Latent Schr{ö}dinger Bridge Diffusion Model for Generative Learning
Yuling Jiao, Lican Kang, Huazhen Lin, Jin Liu, Heng Zuo
TL;DR
This work introduces a latent diffusion framework grounded in the Schrödinger bridge to enable principled generative learning with encoder–decoder pre-training. By separating pre-training from the latent diffusion process, the method jointly leverages distributional shifts and large-scale pretrained models, building a latent-space SDE that transports a Gaussian-convolved encoder distribution to the encoder target. The authors establish end-to-end Wasserstein-2 convergence rates and show these rates mitigate the curse of dimensionality intrinsic to raw data, achieving minimax-optimal rates under standard assumptions. The theory is developed for latent Schrödinger-bridge diffusion but is stated to generalize to broader diffusion models, underscoring both the practical feasibility and the theoretical rigor of latent diffusion with encoder–decoder pre-training.
Abstract
This paper aims to conduct a comprehensive theoretical analysis of current diffusion models.
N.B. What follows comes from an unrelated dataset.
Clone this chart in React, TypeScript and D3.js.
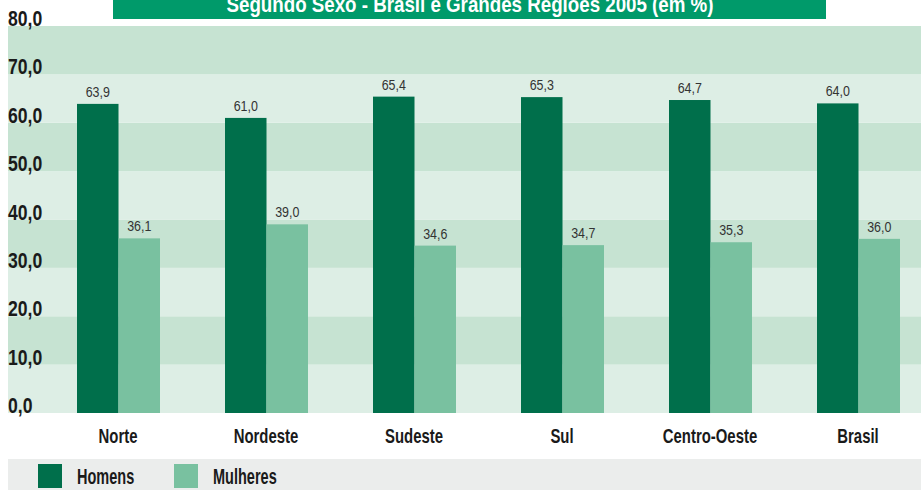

We introduce a novel generative learning methodology utilizing the Schr{ö}dinger bridge diffusion model in latent space as the framework for theoretical exploration in this domain. Our approach commences with the pre-training of an encoder-decoder architecture using data originating from a distribution that may diverge from the target distribution, thus facilitating the accommodation of a large sample size through the utilization of pre-existing large-scale models. Subsequently, we develop a diffusion model within the latent space utilizing the Schr{ö}dinger bridge framework. Our theoretical analysis encompasses the establishment of end-to-end error analysis for learning distributions via the latent Schr{ö}dinger bridge diffusion model. Specifically, we control the second-order Wasserstein distance between the generated distribution and the target distribution. Furthermore, our obtained convergence rates effectively mitigate the curse of dimensionality, offering robust theoretical support for prevailing diffusion models.